Today, Epsilon Canis Majoris is 400 light-years from Earth, and Beta Canis Majoris is 500 light-years. However, we have a fair idea of their movements through the galaxy, and that of our own Solar System. Between 4 and 5 million years ago, the paths crossed to the extent of being just 30-35 light-years apart. 

This might seem like a mere historical curiosity, something to make us wish evolution had happened a little faster, but Shull and co-authors think it explains a long-standing mystery about the local interstellar clouds: their ionization. Some of the gas in interstellar clouds has typically been stripped of its electrons, but 20 percent of their hydrogen and 40 percent of the helium in the local clouds have been ionized, which is well above typical rates.

It was the question of this ionization that Shull and colleagues set out to resolve, identifying six sources of radiation powerful enough to make a notable contribution. One source is the legacy of the supernovae that created the surrounding hot bubble. There’s a reason for its name. When most gas was pushed out, the explosions heated up the material left behind, and radiation from metal ions within that gas continues to ionize surrounding material, including in the local clouds.

However, the team concluded the passage of Epsilon and Beta Canis Majoris through the region was at least as large a factor. As B-type stars, this pair is about four times as hot as the Sun, and tens of thousands of times more luminous. Hotter stars emit more of their radiation at shorter wavelengths, including X-rays and high-frequency UV, both of which are capable of ionizing gas.

There was a surprising obstacle to calculating these stars’ migrations: they’re both too bright for the Gaia space telescope to measure their movements properly. However, Gaia’s predecessor, Hipparcos, was more useful in this case, allowing the team to reconstruct their passage.

An even more surprising source of ionization comes from three stars too faint to see with the naked eye, despite now being two to three times closer than the B-type pair. These three are white dwarfs, tremendously hot from when they were main sequence stars, but now just the size of a rocky planet. These, and some other white dwarfs in our vicinity, have been proposed as sources of the ionizing radiation responsible for the local interstellar clouds. However, the authors conclude that even combined, they still had a smaller effect than either Epsilon or Beta Canis Majoris.

Gas clouds near the galactic plane have probably all encountered some high-energy radiation over billions of years, but the ionization is temporary. Eventually, the atoms capture other electrons to neutralize their charge. However, in the vastness of space, that process is slow, so the clouds retain a lot of the ionization induced less than five million years ago.

With masses about 13 times the Sun’s, the two Canis Major giants are comfortably over the eight solar mass threshold at which stars end their lives as supernovae.
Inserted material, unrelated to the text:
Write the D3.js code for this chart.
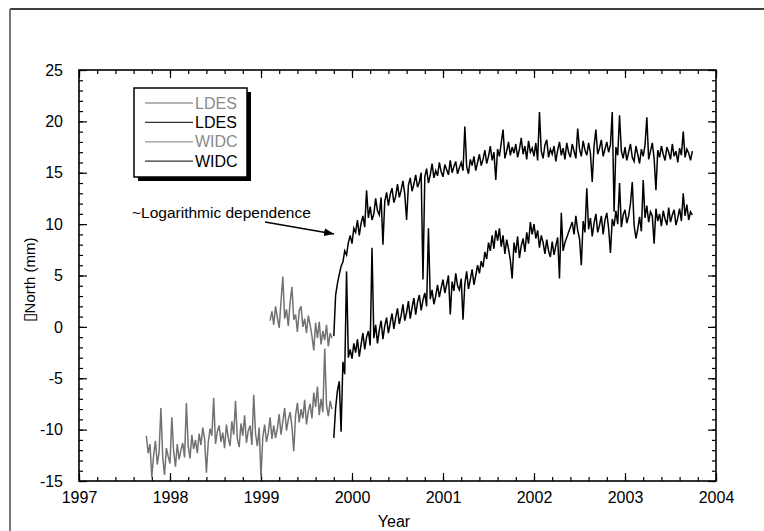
<!DOCTYPE html>
<html>
<head>
<meta charset="utf-8">
<script src="https://cdn.jsdelivr.net/npm/d3@7"></script>
<style>
  html, body { margin: 0; padding: 0; background: #fff; }
  svg { display: block; font-family: "Liberation Sans", Arial, sans-serif; }
</style>
</head>
<body>
<div class="chart"></div>
<script>
// --- Data (mm, sampled every 0.02 yr, null = missing) ---
const sampleStep = 0.02;

const ldesGrayStart = 1999.10;
const ldesGray = [
  0.6, 1.5, 0.2, 2.0, 0.9, -0.1, 2.5, 4.9, 0.8, 1.7,
  0.1, 2.4, 3.9, 0.7, 1.2, -0.5, 1.6, 2.0, 0.0, 0.8,
  -0.6, 1.1, 0.2, -0.9, -2.3, 0.4, -1.1, 0.5, -1.7, -0.4,
  -1.3, 0.2, -1.9, -0.6, -1.1
];

const widcGrayStart = 1997.74;
const widcGray = [
  -10.6, -12.3, -11.4, -14.6, -12.5, -11.1, -13.4, -12.2, -7.9, -12.7,
  -14.4, -11.8, -12.6, -13.3, -8.8, -12.1, -13.6, -11.4, -12.9, -12.0,
  -11.3, -12.7, -7.4, -11.6, -12.8, -10.5, -11.9, -11.0, -12.3, -10.4,
  -11.5, -9.8, -10.9, -14.2, -11.3, -9.9, -10.6, -6.9, -11.4, -10.2,
  -9.6, -11.2, -10.3, -11.8, -9.5, -10.8, -11.6, -9.2, -10.5, -7.2,
  -10.9, -11.7, -9.4, -10.6, -8.6, -11.3, -10.1, -9.6, -11.5, -6.6,
  -10.4, -11.6, -9.8, -14.6, -10.7, -9.5, -11.2, -10.3, -8.8, -10.9,
  -9.6, -10.8, -9.9, -8.5, -10.5, -9.2, -7.9, -10.1, -9.0, -8.3,
  -9.7, -12.1, -8.6, -7.4, -9.3, -8.0, -8.9, -7.1, -9.5, -8.2,
  -7.5, -8.9, -6.4, -7.8, -5.8, -8.6, -7.0, -8.3, -2.1, -7.6,
  -8.7, -7.2, -8.0
];

const ldesBlackStart = 1999.80;
const ldesBlack = [
  -0.9, 3.1, 4.2, 5.1, 5.9, 6.3, 7.4, 7.0, 8.2, 8.9,
  8.1, 9.6, 9.2, 10.4, 8.9, 10.1, 10.8, 9.7, 13.3, 10.6,
  11.7, 10.4, 11.0, 12.5, 11.3, 10.9, 12.6, 8.0, 12.2, 13.1,
  11.8, 12.9, 13.5, 12.1, 12.7, 13.9, 12.6, 13.3, 14.2, 12.9,
  10.4, 13.8, 14.5, 13.2, 13.9, 14.8, 13.6, 14.1, 15.0, 4.6,
  14.6, 15.4, 14.0, 14.8, 15.9, 14.5, 15.2, 14.7, 16.0, 15.1,
  14.6, 15.8, 15.3, 14.8, 16.2, 15.0, 15.6, 16.1, 14.9, 15.5,
  16.0, 15.2, 19.5, 15.6, 14.9, 16.3, 15.7, 16.6, 15.2, 16.0,
  16.8, 15.7, 16.3, 17.2, 15.9, 16.6, 17.6, 16.2, 17.0, 14.3,
  17.3, 16.6, 17.9, 19.2, 16.4, 17.1, 18.0, 16.7, 17.5, 16.9,
  17.8, 16.5, 17.3, 18.4, 16.8, 17.6, 16.3, 18.1, 17.0, 17.4,
  16.6, 17.9, 16.2, 20.9, 17.1, 16.4, 17.7, 18.2, 16.5, 17.3,
  16.8, 17.6, 16.1, 17.2, 18.0, 16.7, 17.4, 16.3, 17.9, 17.0,
  16.5, 17.8, 17.1, 16.4, 19.3, 17.3, 16.6, 18.1, 17.2, 16.7,
  17.9, 16.9, 14.1, 17.6, 19.2, 16.8, 17.4, 18.2, 16.6, 17.3,
  18.0, 17.0, 17.7, 20.9, 11.2, 17.5, 16.7, 20.6, 17.1, 16.4,
  17.5, 16.2, 17.0, 17.8, 16.5, 16.1, 17.6, 16.8, 15.9, 17.3,
  16.6, 17.7, 20.4, 16.3, 17.1, 17.9, 16.4, 13.3, 17.2, 16.5,
  17.6, 16.8, 16.2, 17.5, 17.0, 16.3, 17.8, 16.6, 17.1, 16.0,
  17.4, 16.7, 19.0, 16.5, 17.3, 16.9, 16.2, 17.1
];

const widcBlackStart = 1999.80;
const widcBlack = [
  -10.8, -7.9, -6.2, -5.3, -10.2, -3.4, -4.6, 5.4, -3.0, -2.2,
  -3.1, -1.6, -2.5, -1.2, -2.9, -1.7, -0.6, -2.2, -1.0, -0.4,
  -1.8, 7.7, -1.1, 0.2, -1.6, -0.3, 0.6, -1.2, 0.1, 0.9,
  -0.6, 0.4, 1.3, -0.2, 0.9, 1.8, 0.3, 1.1, 2.2, 0.6,
  1.4, 2.5, 0.8, 1.9, 2.8, 1.2, 2.4, 3.1, 1.6, 2.6,
  3.3, 2.0, 9.6, 2.7, 3.6, 2.2, 3.0, 4.1, 2.9, 3.8,
  4.6, 3.3, 4.1, 5.0, 1.2, 4.4, 3.5, 5.2, 4.0, 3.6,
  4.7, 0.7, 4.2, 5.4, 3.7, 4.6, 5.6, 4.1, 5.0, 6.0,
  5.2, 6.4, 5.8, 7.3, 6.6, 8.2, 7.4, 8.9, 7.6, 9.4,
  8.4, 9.6, 7.8, 8.9, 7.1, 8.5, 7.6, 6.5, 4.7, 8.2,
  7.2, 8.8, 6.7, 7.9, 8.6, 7.3, 9.2, 8.1, 10.2, 9.0,
  10.0, 8.6, 9.4, 7.7, 8.9, 8.2, 7.1, 8.5, 7.4, 6.8,
  8.3, 7.0, 7.9, 8.7, 4.7, 11.1, 7.4, 8.2, null, null,
  null, 10.2, 9.0, 10.8, 9.4, 8.6, 6.0, 10.3, 9.2, 13.5,
  9.5, 10.6, 8.8, 10.1, 11.0, 9.2, 9.9, 10.8, 9.0, 10.4,
  11.1, 9.6, 7.2, 10.5, 9.8, 11.3, 10.0, 14.0, 9.7, 10.9,
  11.4, 10.1, 10.8, 12.0, 14.1, 9.9, 8.6, 9.5, 10.7, 9.3,
  14.3, 10.6, 11.8, 10.2, 11.2, 10.8, 8.1, 11.5, 10.3, 11.0,
  9.8, 11.3, 10.5, 9.9, 11.6, 10.2, 10.9, 11.4, 9.9, 10.6,
  11.5, 10.3, 13.0, 10.8, 11.9, 10.4, 11.2, 10.9
];

const legendLabels = ["LDES", "LDES", "WIDC", "WIDC"];
const yearTicks = [1997, 1998, 1999, 2000, 2001, 2002, 2003, 2004];
const northTicks = [-15, -10, -5, 0, 5, 10, 15, 20, 25];

// --- Layout ---
const W = 764, H = 531;
const plot = { left: 79, right: 716, top: 70, bottom: 481 };
const gray = "#727272";
const fontSize = "16px";

const svg = d3.select(".chart")
  .append("svg")
  .attr("width", W)
  .attr("height", H);

// outer frame (cut off by the picture at right and bottom)
svg.append("line")
  .attr("x1", 10).attr("y1", 9).attr("x2", W).attr("y2", 9)
  .attr("stroke", "#000").attr("stroke-width", 1.3);
svg.append("line")
  .attr("x1", 10).attr("y1", 9).attr("x2", 10).attr("y2", H)
  .attr("stroke", "#777").attr("stroke-width", 2);

const x = d3.scaleLinear().domain([1997, 2004]).range([plot.left, plot.right]);
const y = d3.scaleLinear().domain([-15, 25]).range([plot.bottom, plot.top]);

// minor tick positions
const minorYears = d3.range(1997, 2004.001, 0.2).map(d => +d.toFixed(1));
const minorNorth = d3.range(-15, 25.001, 1);

function styleAxis(g) {
  g.select(".domain").remove();
  g.selectAll("line").attr("stroke", "#000").attr("stroke-width", 1.2);
  g.selectAll("text")
    .attr("fill", "#000")
    .style("font-size", fontSize)
    .style("font-family", "'Liberation Sans', Arial, sans-serif");
}

// --- Axes: majors inward 8px with labels, minors inward 4px ---
svg.append("g")
  .attr("transform", `translate(0,${plot.bottom})`)
  .call(d3.axisBottom(x).tickValues(yearTicks).tickSize(-8).tickPadding(11).tickFormat(d => String(d)))
  .call(styleAxis);
svg.append("g")
  .attr("transform", `translate(0,${plot.bottom})`)
  .call(d3.axisBottom(x).tickValues(minorYears).tickSize(-4).tickFormat(""))
  .call(styleAxis);
svg.append("g")
  .attr("transform", `translate(0,${plot.top})`)
  .call(d3.axisTop(x).tickValues(yearTicks).tickSize(-8).tickFormat(""))
  .call(styleAxis);
svg.append("g")
  .attr("transform", `translate(0,${plot.top})`)
  .call(d3.axisTop(x).tickValues(minorYears).tickSize(-4).tickFormat(""))
  .call(styleAxis);

svg.append("g")
  .attr("transform", `translate(${plot.left},0)`)
  .call(d3.axisLeft(y).tickValues(northTicks).tickSize(-8).tickPadding(16).tickFormat(d => String(d)))
  .call(styleAxis);
svg.append("g")
  .attr("transform", `translate(${plot.left},0)`)
  .call(d3.axisLeft(y).tickValues(minorNorth).tickSize(-4).tickFormat(""))
  .call(styleAxis);
svg.append("g")
  .attr("transform", `translate(${plot.right},0)`)
  .call(d3.axisRight(y).tickValues(northTicks).tickSize(-8).tickFormat(""))
  .call(styleAxis);
svg.append("g")
  .attr("transform", `translate(${plot.right},0)`)
  .call(d3.axisRight(y).tickValues(minorNorth).tickSize(-4).tickFormat(""))
  .call(styleAxis);

// plot frame
svg.append("rect")
  .attr("x", plot.left).attr("y", plot.top)
  .attr("width", plot.right - plot.left)
  .attr("height", plot.bottom - plot.top)
  .attr("fill", "none")
  .attr("stroke", "#000")
  .attr("stroke-width", 1.6);

// --- Series ---
const toPoints = (start, vals) => vals
  .map((v, i) => ({ t: start + i * sampleStep, v }))
  .filter(d => d.v !== null);

const line = d3.line().x(d => x(d.t)).y(d => y(d.v));

const series = [
  { pts: toPoints(widcGrayStart, widcGray), color: gray },
  { pts: toPoints(ldesGrayStart, ldesGray), color: gray },
  { pts: toPoints(widcBlackStart, widcBlack), color: "#000" },
  { pts: toPoints(ldesBlackStart, ldesBlack), color: "#000" }
];

svg.append("g")
  .selectAll("path")
  .data(series)
  .join("path")
  .attr("d", d => line(d.pts))
  .attr("fill", "none")
  .attr("stroke", d => d.color)
  .attr("stroke-width", 1.5)
  .attr("stroke-linejoin", "miter");

// --- Axis titles ---
svg.append("text")
  .attr("x", 394).attr("y", 527)
  .attr("text-anchor", "middle")
  .style("font-size", fontSize)
  .text("Year");

const yTitle = svg.append("text")
  .attr("transform", "translate(35,280) rotate(-90)")
  .attr("text-anchor", "middle")
  .style("font-size", "15px");
yTitle.append("tspan").style("font-size", "17px").text("\u25AF");
yTitle.append("tspan").text("North (mm)");

// --- Annotation ---
const defs = svg.append("defs");
defs.append("marker")
  .attr("id", "arrowHead")
  .attr("viewBox", "0 0 10 8")
  .attr("refX", 10).attr("refY", 4)
  .attr("markerWidth", 10).attr("markerHeight", 8)
  .attr("markerUnits", "userSpaceOnUse")
  .attr("orient", "auto")
  .append("path")
  .attr("d", "M0,0 L10,4 L0,8 Z")
  .attr("fill", "#000");

svg.append("text")
  .attr("x", 132).attr("y", 218)
  .style("font-size", "15.5px")
  .text("~Logarithmic dependence");

svg.append("line")
  .attr("x1", 265).attr("y1", 222)
  .attr("x2", 334).attr("y2", 234)
  .attr("stroke", "#000")
  .attr("stroke-width", 1.5)
  .attr("marker-end", "url(#arrowHead)");

// --- Legend ---
const legend = svg.append("g");
legend.append("rect")
  .attr("x", 138).attr("y", 92)
  .attr("width", 113).attr("height", 89)
  .attr("fill", "#000");
legend.append("rect")
  .attr("x", 134).attr("y", 88)
  .attr("width", 113).attr("height", 89)
  .attr("fill", "#fff")
  .attr("stroke", "#000")
  .attr("stroke-width", 1.5);

const legendRows = legend.selectAll("g.row")
  .data(legendLabels)
  .join("g")
  .attr("class", "row")
  .attr("transform", (d, i) => `translate(0,${103 + i * 19.4})`);

legendRows.append("line")
  .attr("x1", 145).attr("x2", 193)
  .attr("y1", 0).attr("y2", 0)
  .attr("stroke", (d, i) => i % 2 ? "#333" : "#999")
  .attr("stroke-width", 1.3);

legendRows.append("text")
  .attr("x", 195).attr("y", 5.5)
  .style("font-size", "16px")
  .attr("fill", (d, i) => i % 2 ? "#000" : "#8a8a8a")
  .text(d => d);
</script>
</body>
</html>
At their closest, each might have posed a threat to Earth, but they are now a safe distance away. By the time they blow a few million years from now, that distance will be even greater. Instead, their passage has offered Earth some protection, with the ionization meaning the local clouds absorb more cosmic radiation than would normally occur.

When they do explore, our descendants will get a brief taste of something even brighter than what our ancestors saw. “A supernova blowing up that close will light up the sky,” Shull said. “It’ll be very, very bright but far enough away that it won’t be lethal.”

The study is published in The Astrophysical Journal.